#### [DIRECTIONS FOR THIS TASK]
Leave out the pictures, and retype only the lines from the beginning of the material through the line that contains "const steps = d3.range(1, 320, 2);", including both.

#### [DATA SHOWN]
===

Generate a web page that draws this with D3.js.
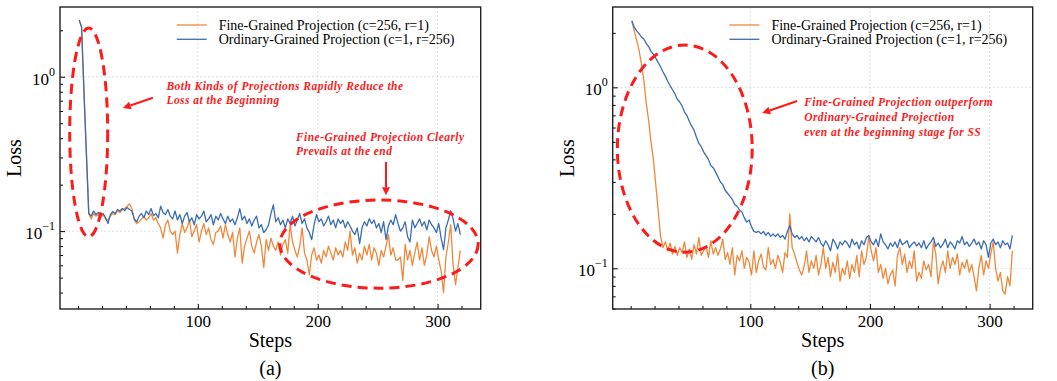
<!DOCTYPE html>
<html>
<head>
<meta charset="utf-8">
<script src="https://cdn.jsdelivr.net/npm/d3@7"></script>
<style>
  body { margin: 0; background: #fff; }
  text { font-family: "Liberation Serif", "Times New Roman", serif; }
</style>
</head>
<body>
<div id="plot"></div>
<script>
// training steps (every other step is kept)
const steps = d3.range(1, 320, 2);

// (a) loss values
const fineA = [
  2.33, 2.1, 0.80, 0.32, 0.13, 0.12, 0.13, 0.125, 0.128, 0.122,
  0.128, 0.12, 0.118, 0.125, 0.13, 0.128, 0.136, 0.132, 0.138, 0.14,
  0.145, 0.15, 0.14, 0.118, 0.112, 0.115, 0.12, 0.125, 0.118, 0.122,
  0.13, 0.118, 0.122, 0.112, 0.105, 0.09, 0.11, 0.118, 0.1, 0.095,
  0.1, 0.072, 0.095, 0.112, 0.098, 0.105, 0.118, 0.092, 0.1, 0.11,
  0.085, 0.1, 0.112, 0.095, 0.105, 0.088, 0.082, 0.098, 0.1, 0.108,
  0.09, 0.11, 0.095, 0.085, 0.098, 0.068, 0.09, 0.105, 0.062, 0.08,
  0.09, 0.1, 0.08, 0.072, 0.085, 0.095, 0.08, 0.058, 0.088, 0.075,
  0.09, 0.08, 0.075, 0.085, 0.07, 0.082, 0.088, 0.072, 0.11, 0.085,
  0.075, 0.068, 0.08, 0.105, 0.072, 0.065, 0.052, 0.07, 0.078, 0.065,
  0.07, 0.062, 0.075, 0.068, 0.08, 0.072, 0.065, 0.078, 0.07, 0.075,
  0.068, 0.085, 0.075, 0.1, 0.07, 0.078, 0.062, 0.072, 0.065, 0.08,
  0.07, 0.082, 0.065, 0.078, 0.072, 0.06, 0.075, 0.068, 0.08, 0.095,
  0.07, 0.078, 0.065, 0.065, 0.068, 0.048, 0.082, 0.065, 0.075, 0.06,
  0.072, 0.085, 0.065, 0.078, 0.06, 0.07, 0.092, 0.075, 0.068, 0.08,
  0.065, 0.055, 0.04, 0.068, 0.085, 0.11, 0.06, 0.045, 0.058, 0.075
];
const ordA = [
  2.33, 2.1, 0.80, 0.32, 0.13, 0.125, 0.135, 0.128, 0.132, 0.126,
  0.13, 0.122, 0.112, 0.128, 0.134, 0.13, 0.138, 0.135, 0.14, 0.136,
  0.142, 0.138, 0.135, 0.12, 0.115, 0.125, 0.13, 0.122, 0.135, 0.128,
  0.14, 0.126, 0.13, 0.122, 0.145, 0.132, 0.128, 0.138, 0.125, 0.12,
  0.135, 0.118, 0.128, 0.112, 0.125, 0.132, 0.115, 0.122, 0.11, 0.128,
  0.12, 0.125, 0.135, 0.115, 0.12, 0.128, 0.11, 0.125, 0.118, 0.13,
  0.12, 0.112, 0.125, 0.115, 0.12, 0.11, 0.122, 0.14, 0.118, 0.125,
  0.112, 0.12, 0.108, 0.118, 0.125, 0.105, 0.11, 0.098, 0.102, 0.11,
  0.13, 0.148, 0.115, 0.122, 0.11, 0.118, 0.105, 0.12, 0.112, 0.125,
  0.108, 0.118, 0.13, 0.112, 0.12, 0.105, 0.098, 0.088, 0.11, 0.128,
  0.115, 0.12, 0.108, 0.115, 0.125, 0.11, 0.118, 0.105, 0.12, 0.112,
  0.118, 0.105, 0.115, 0.108, 0.1, 0.095, 0.105, 0.083, 0.105, 0.115,
  0.108, 0.12, 0.112, 0.118, 0.105, 0.112, 0.098, 0.115, 0.088, 0.108,
  0.118, 0.11, 0.128, 0.112, 0.1, 0.105, 0.115, 0.092, 0.085, 0.118,
  0.105, 0.112, 0.12, 0.108, 0.115, 0.102, 0.118, 0.11, 0.105, 0.098,
  0.112, 0.09, 0.076, 0.105, 0.118, 0.135, 0.12, 0.1, 0.112, 0.095
];

// (b) loss values
const fineB = [
  2.33, 2.05, 1.82, 1.61, 1.35, 1.1, 0.82, 0.66, 0.5, 0.4,
  0.29, 0.21, 0.15, 0.13, 0.14, 0.125, 0.138, 0.12, 0.132, 0.118,
  0.13, 0.122, 0.14, 0.115, 0.128, 0.112, 0.135, 0.12, 0.148, 0.118,
  0.125, 0.132, 0.115, 0.142, 0.12, 0.13, 0.118, 0.128, 0.145, 0.112,
  0.122, 0.105, 0.13, 0.092, 0.118, 0.11, 0.125, 0.1, 0.115, 0.108,
  0.092, 0.125, 0.095, 0.11, 0.12, 0.102, 0.098, 0.13, 0.105, 0.112,
  0.1, 0.118, 0.108, 0.095, 0.122, 0.115, 0.2, 0.13, 0.12, 0.108,
  0.098, 0.092, 0.102, 0.125, 0.095, 0.11, 0.1, 0.118, 0.092, 0.105,
  0.13, 0.1, 0.115, 0.09, 0.108, 0.095, 0.12, 0.085, 0.1, 0.092,
  0.11, 0.088, 0.105, 0.095, 0.118, 0.09, 0.125, 0.105, 0.115, 0.15,
  0.125, 0.11, 0.13, 0.095, 0.105, 0.088, 0.1, 0.082, 0.092, 0.098,
  0.08, 0.118, 0.13, 0.105, 0.12, 0.095, 0.11, 0.1, 0.125, 0.085,
  0.095, 0.088, 0.11, 0.098, 0.105, 0.09, 0.14, 0.12, 0.082, 0.1,
  0.11, 0.095, 0.125, 0.1, 0.115, 0.105, 0.12, 0.092, 0.108, 0.1,
  0.112, 0.095, 0.105, 0.09, 0.075, 0.1, 0.118, 0.092, 0.11, 0.1,
  0.12, 0.14, 0.1, 0.085, 0.095, 0.075, 0.072, 0.09, 0.08, 0.125
];
const ordB = [
  2.33, 2.15, 2.05, 1.98, 1.9, 1.85, 1.75, 1.68, 1.58, 1.52,
  1.45, 1.37, 1.3, 1.22, 1.15, 1.08, 1.02, 0.97, 0.92, 0.86,
  0.83, 0.79, 0.73, 0.7, 0.65, 0.61, 0.58, 0.53, 0.49, 0.47,
  0.44, 0.42, 0.4, 0.37, 0.36, 0.34, 0.32, 0.3, 0.29, 0.27,
  0.26, 0.25, 0.24, 0.225, 0.22, 0.21, 0.205, 0.19, 0.18, 0.185,
  0.17, 0.16, 0.158, 0.16, 0.155, 0.16, 0.152, 0.158, 0.15, 0.155,
  0.15, 0.155, 0.148, 0.152, 0.145, 0.16, 0.172, 0.155, 0.148, 0.152,
  0.145, 0.15, 0.142, 0.148, 0.14, 0.15, 0.145, 0.14, 0.148, 0.138,
  0.132, 0.142, 0.135, 0.125, 0.145, 0.138, 0.128, 0.14, 0.135, 0.142,
  0.138, 0.13, 0.145, 0.135, 0.14, 0.128, 0.142, 0.135, 0.148, 0.152,
  0.14, 0.135, 0.145, 0.132, 0.155, 0.14, 0.135, 0.128, 0.138, 0.132,
  0.14, 0.13, 0.145, 0.135, 0.138, 0.142, 0.13, 0.136, 0.14, 0.133,
  0.138, 0.13, 0.142, 0.128, 0.135, 0.14, 0.148, 0.132, 0.138, 0.13,
  0.136, 0.145, 0.13, 0.14, 0.135, 0.128, 0.142, 0.138, 0.15, 0.135,
  0.14, 0.132, 0.138, 0.145, 0.135, 0.14, 0.128, 0.142, 0.135, 0.115,
  0.138, 0.145, 0.135, 0.14, 0.13, 0.142, 0.135, 0.138, 0.128, 0.152
];

const seriesNames = ["Fine-Grained Projection (c=256, r=1)", "Ordinary-Grained Projection (c=1, r=256)"];
const seriesColors = ["#f0883b", "#3a6db3"];
const xMajor = [100, 200, 300];
const xMinor = [0, 20, 40, 60, 80, 120, 140, 160, 180, 220, 240, 260, 280, 320];
const yMajor = [0.1, 1];
const yMinor = [0.04, 0.05, 0.06, 0.07, 0.08, 0.09, 0.2, 0.3, 0.4, 0.5, 0.6, 0.7, 0.8, 0.9, 2];

const W = 1057, H = 381;
const plotTop = 7, plotBottom = 309;

const svg = d3.select("#plot").append("svg")
  .attr("width", W)
  .attr("height", H);

function drawPanel(cfg) {
  const x = d3.scaleLinear().domain([-15, 336]).range([cfg.left, cfg.right]);
  const y = d3.scaleLog().domain(cfg.yDomain).range([plotBottom, plotTop]);
  const g = svg.append("g");

  // grid
  g.selectAll(".gx").data(xMajor).enter().append("line")
    .attr("x1", d => x(d)).attr("x2", d => x(d))
    .attr("y1", plotTop).attr("y2", plotBottom)
    .attr("stroke", "#d8d8d8").attr("stroke-width", 0.8).attr("stroke-dasharray", "2,2");
  g.selectAll(".gy").data(yMajor).enter().append("line")
    .attr("x1", cfg.left).attr("x2", cfg.right)
    .attr("y1", d => y(d)).attr("y2", d => y(d))
    .attr("stroke", "#d8d8d8").attr("stroke-width", 0.8).attr("stroke-dasharray", "2,2");

  // lines
  const line = d3.line().x((d, i) => x(steps[i])).y(d => y(d));
  cfg.series.forEach((s, k) => {
    g.append("path")
      .datum(s)
      .attr("d", line)
      .attr("fill", "none")
      .attr("stroke", seriesColors[k])
      .attr("stroke-width", 1.3)
      .attr("stroke-linejoin", "round");
  });

  // axes, ticks pointing inward
  const yMin = yMinor.filter(v => v >= cfg.yDomain[0] && v <= cfg.yDomain[1]);
  g.append("g").attr("transform", `translate(0,${plotBottom})`)
    .call(d3.axisBottom(x).tickValues(xMinor).tickSize(-3).tickFormat(""))
    .call(a => a.select(".domain").remove());
  g.append("g").attr("transform", `translate(0,${plotBottom})`)
    .call(d3.axisBottom(x).tickValues(xMajor).tickSize(-5).tickPadding(6))
    .call(a => a.select(".domain").remove())
    .call(a => a.selectAll("text")
      .style("font-family", "'Liberation Serif', serif")
      .style("font-size", "17px").attr("fill", "#000"));
  g.append("g").attr("transform", `translate(${cfg.left},0)`)
    .call(d3.axisLeft(y).tickValues(yMin).tickSize(-3).tickFormat(""))
    .call(a => a.select(".domain").remove());
  g.append("g").attr("transform", `translate(${cfg.left},0)`)
    .call(d3.axisLeft(y).tickValues(yMajor).tickSize(-5).tickFormat(""))
    .call(a => a.select(".domain").remove());
  g.selectAll(".tick line").attr("stroke", "#000").attr("stroke-width", 1);

  // y tick labels as powers of ten
  yMajor.forEach(v => {
    const t = g.append("text")
      .attr("x", cfg.left - 5)
      .attr("y", y(v) + 8)
      .attr("text-anchor", "end")
      .style("font-size", "17px");
    t.append("tspan").text("10");
    t.append("tspan")
      .attr("dy", -9)
      .style("font-size", "12px")
      .text(v === 1 ? "0" : "\u22121");
  });

  // frame
  g.append("rect")
    .attr("x", cfg.left).attr("y", plotTop)
    .attr("width", cfg.right - cfg.left).attr("height", plotBottom - plotTop)
    .attr("fill", "none").attr("stroke", "#222").attr("stroke-width", 1.4);

  // axis titles
  g.append("text")
    .attr("transform", `translate(${cfg.left - 46},${(plotTop + plotBottom) / 2}) rotate(-90)`)
    .attr("text-anchor", "middle")
    .attr("dy", "0.35em")
    .style("font-size", "20px")
    .text("Loss");
  g.append("text")
    .attr("x", (cfg.left + cfg.right) / 2).attr("y", 347)
    .attr("text-anchor", "middle")
    .style("font-size", "20px")
    .text("Steps");
  g.append("text")
    .attr("x", (cfg.left + cfg.right) / 2).attr("y", 375)
    .attr("text-anchor", "middle")
    .style("font-size", "20px")
    .text(cfg.caption);

  // legend
  seriesNames.forEach((name, k) => {
    const ly = 25 + k * 14.3;
    g.append("line")
      .attr("x1", cfg.left + 116.7).attr("x2", cfg.left + 146.7)
      .attr("y1", ly).attr("y2", ly)
      .attr("stroke", seriesColors[k]).attr("stroke-width", 1.3);
    g.append("text")
      .attr("x", cfg.left + 158.7).attr("y", ly + 5)
      .style("font-size", "14px")
      .text(name);
  });

  // red annotations
  cfg.ellipses.forEach(e => {
    const x0 = x(e[0]), x1 = x(e[1]), y0 = y(e[2]), y1 = y(e[3]);
    g.append("ellipse")
      .attr("cx", (x0 + x1) / 2).attr("cy", (y0 + y1) / 2)
      .attr("rx", Math.abs(x1 - x0) / 2).attr("ry", Math.abs(y1 - y0) / 2)
      .attr("fill", "none").attr("stroke", "#ff1a1a")
      .attr("stroke-width", 3).attr("stroke-dasharray", "10,6");
  });
  cfg.arrows.forEach(a => {
    const x0 = x(a[0]), y0 = y(a[1]), x1 = x(a[2]), y1 = y(a[3]);
    const ang = Math.atan2(y1 - y0, x1 - x0);
    const hl = 8, hw = 4;
    const bx = x1 - hl * Math.cos(ang), by = y1 - hl * Math.sin(ang);
    g.append("line")
      .attr("x1", x0).attr("y1", y0).attr("x2", bx).attr("y2", by)
      .attr("stroke", "#ff1a1a").attr("stroke-width", 2);
    g.append("path")
      .attr("d", `M${x1},${y1}L${bx - hw * Math.sin(ang)},${by + hw * Math.cos(ang)}L${bx + hw * Math.sin(ang)},${by - hw * Math.cos(ang)}Z`)
      .attr("fill", "#ff1a1a");
  });
  cfg.notes.forEach(n => {
    const t = g.append("text")
      .attr("x", x(n.step)).attr("y", y(n.loss))
      .attr("fill", "#ff1a1a")
      .style("font-size", "11.5px")
      .style("font-weight", "bold")
      .style("font-style", "italic")
      .style("letter-spacing", "0.45px");
    n.lines.forEach((l, i) => {
      t.append("tspan").attr("x", x(n.step)).attr("dy", i === 0 ? 0 : n.gap).text(l);
    });
  });
}

drawPanel({
  left: 60, right: 480.7, yDomain: [0.0313, 2.83], caption: "(a)",
  series: [fineA, ordA],
  ellipses: [[-6.9, 24.8, 2.07, 0.092], [168.4, 333.9, 0.159, 0.0427]],
  arrows: [[62.5, 0.731, 37.4, 0.627], [257, 0.281, 257, 0.171]],
  notes: [
    { step: 73.8, loss: 0.82, gap: 14.3, lines: ["Both Kinds of Projections Rapidly Reduce the", "Loss at the Beginning"] },
    { step: 181.9, loss: 0.383, gap: 14.3, lines: ["Fine-Grained Projection Clearly", "Prevails at the end"] }
  ]
});

drawPanel({
  left: 612.7, right: 1032.7, yDomain: [0.0596, 2.78], caption: "(b)",
  series: [fineB, ordB],
  ellipses: [[-11.1, 101.6, 1.713, 0.1227]],
  arrows: [[139.2, 0.84, 109.9, 0.721]],
  notes: [
    { step: 145, loss: 0.788, gap: 15, lines: ["Fine-Grained Projection outperform", "Ordinary-Grained Projection", "even at the beginning stage for SS"] }
  ]
});
</script>
</body>
</html>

===

#### [EXPECTED OUTPUT]
Generate a web page that draws this with D3.js.
<!DOCTYPE html>
<html>
<head>
<meta charset="utf-8">
<script src="https://cdn.jsdelivr.net/npm/d3@7"></script>
<style>
  body { margin: 0; background: #fff; }
  text { font-family: "Liberation Serif", "Times New Roman", serif; }
</style>
</head>
<body>
<div id="plot"></div>
<script>
// training steps (every other step is kept)
const steps = d3.range(1, 320, 2);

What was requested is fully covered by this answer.